As we approach the holidays, people tend to get stressed out juggling commitments in and out of the office. Tensions between employees that might have been set aside the rest of the year may end up rearing their ugly heads. As a manager or team leader, how can you mitigate these conflicts? It’s not quite the same as breaking up a fight between siblings by sending them to their rooms or telling them to “get over it.”

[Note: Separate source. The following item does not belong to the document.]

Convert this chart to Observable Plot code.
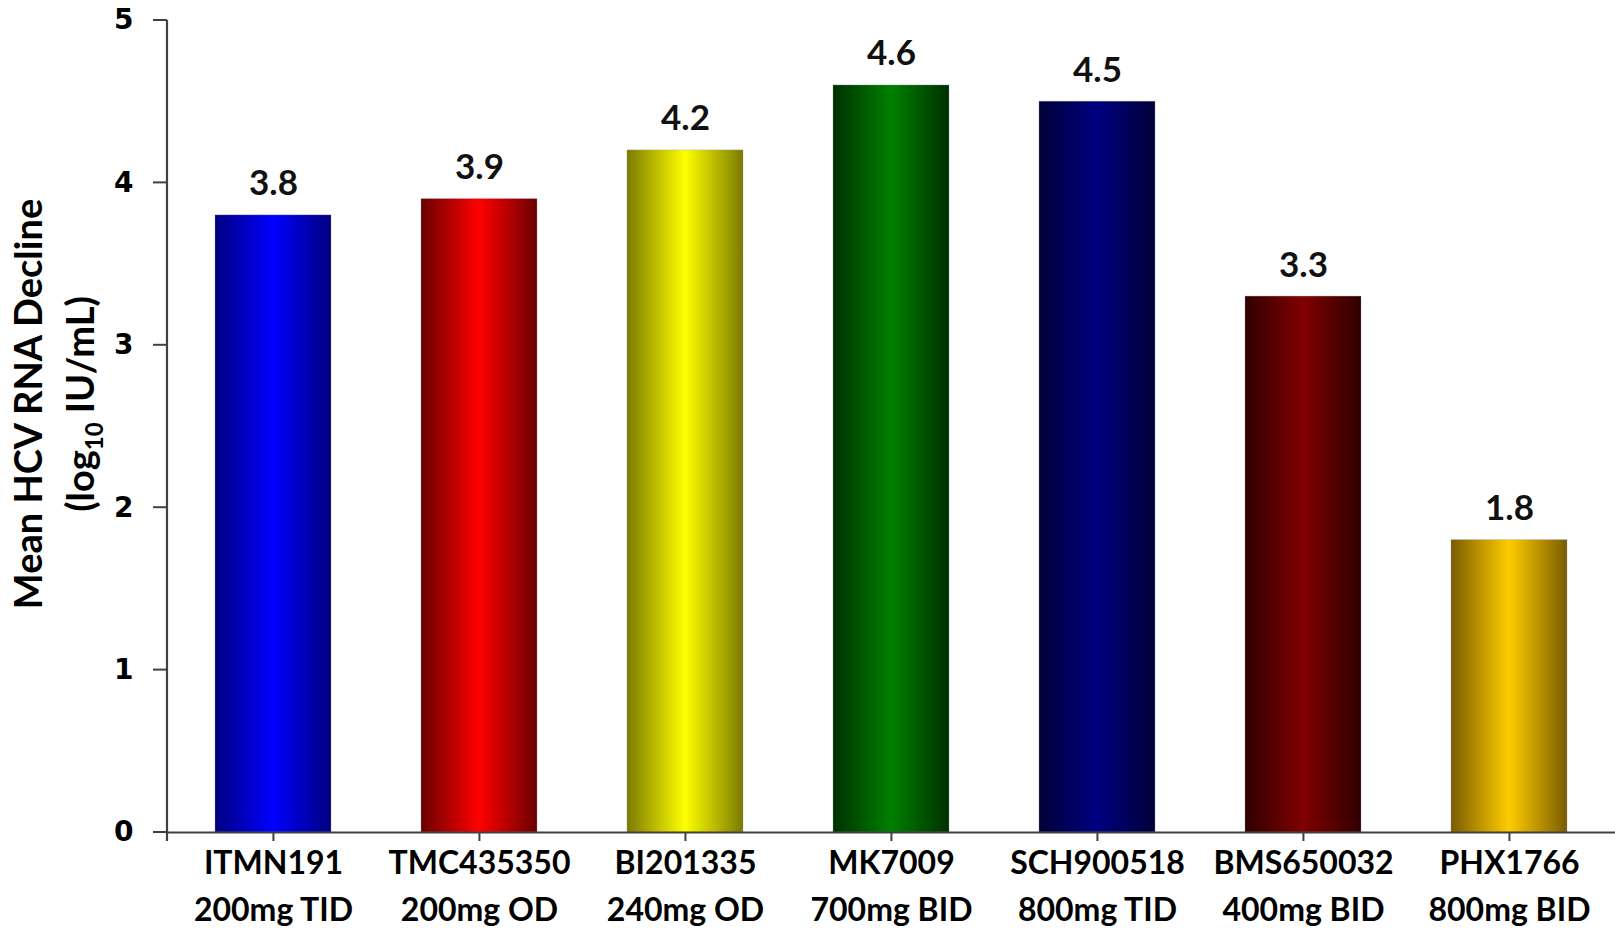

  • Two Sides to the Story

When conflict happens in the workplace, know there are always two sides to the story. And more often than not, the truth is somewhere in the middle.

  • Compromise is a No-Go

When one or both individuals refuse to compromise, a happy or healthy solution tends to be impossible. There are a multitude of reasons why someone won’t compromise – their ego, they think compromise is a sign of weakness, or they don’t actually know how to compromise. A supervisor or manager is going to have to step in and take action.

  • Yes-Man

This type of employee avoids conflict at any cost and is willing to be steamrolled. It makes the resolution uneven and resentment can take hold. Plus, it sets a precedence that the other party will always get their way. No one wins in this situation.

  • Teammates

Conflict happens and its normal in any work environment. Take this as an opportunity to look at differences. Show the employees how two differing opinions can make them ideal teammates when it comes to solving complex problems. As a supervisor, you’ll have to help reframe the situation.

Steps to Managing Workplace Conflict

  1. Identify someone on the staff to be in a position of responsibility for facilitating mediation. Encourage them to take a conflict resolution training.
  2. Provide a safe space for both parties to share their feelings. Sometimes just hearing the other side’s honest reason or opinion goes a long way towards resolution.
  3. Help to identify some sort of buy in – “what’s in it for me” – for each party. The parties may be able to come up with a solution that involves give and take for both.

Hopefully your office will stay conflict free and it will be a merry season for all. If conflict does arise, think about ways to mitigate it and focus on a fresh start to the new year.